Kemakmuran dan kenyamanan yang tidak disertai dengan fondasi iman yang kokoh dapat dengan mudah membawa pada kesombongan dan pengabaian terhadap nilai-nilai keadilan. Ayat ini secara spesifik menyoroti kegagalan dalam "membela perkara orang benar" dan "memperjuangkan hak yatim piatu." Ini adalah indikator yang jelas dari rusaknya tatanan moral dan spiritual. Orang-orang yang seharusnya menjadi suara bagi mereka yang tertindas dan terlupakan justru memilih untuk abai. Kehidupan mereka dipenuhi dengan kejahatan yang mereka "lampaui batas," sebuah ungkapan yang menunjukkan bahwa keburukan telah menjadi kebiasaan yang mendarah daging, tanpa rasa malu atau penyesalan.
Penyebab utama dari kondisi memprihatinkan ini ditegaskan di akhir ayat: "karena mereka tidak menaruh kepercayaan pada TUHAN." Kehilangan kepercayaan kepada Tuhan adalah akar dari segala bentuk kemerosotan moral dan spiritual. Ketika sumber segala kebaikan dan kebenaran diabaikan, manusia cenderung mencari kekuatan dan kepuasan dalam hal-hal duniawi semata. Materi, kekuasaan, atau kenikmatan menjadi pengganti Tuhan. Akibatnya, empati terhadap sesama berkurang, dan rasa keadilan terkikis. Orang-orang menjadi sibuk dengan urusan diri sendiri, hingga melupakan tanggung jawab moral mereka kepada Tuhan dan sesama.

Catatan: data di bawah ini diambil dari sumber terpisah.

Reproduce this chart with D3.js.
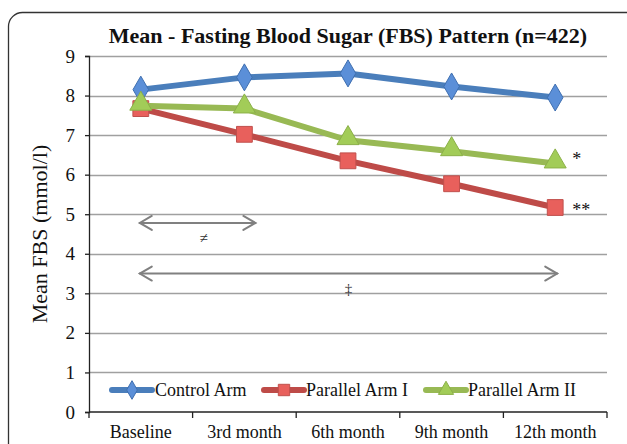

Pesan Yeremia 5:28 adalah ajakan untuk introspeksi diri. Apakah kita telah menjadi "gemuk" dalam kepuasan duniawi sehingga hati kita menjadi tumpul terhadap penderitaan orang lain? Apakah kita telah mengabaikan prinsip-prinsip keadilan karena terlalu fokus pada kepentingan pribadi? Ayat ini mengingatkan kita bahwa kekayaan sejati bukanlah materi semata, melainkan kekayaan iman yang membuat kita peduli pada sesama dan teguh dalam kebenaran. Kepercayaan kepada TUHAN adalah jangkar yang menjaga kita dari hanyut dalam arus kejahatan dan kesombongan, serta mendorong kita untuk menjadi agen keadilan dan kasih di dunia ini. Hanya dengan kembali menaruh kepercayaan pada Tuhan, kita dapat menemukan kembali kepekaan hati dan semangat untuk memperjuangkan apa yang benar.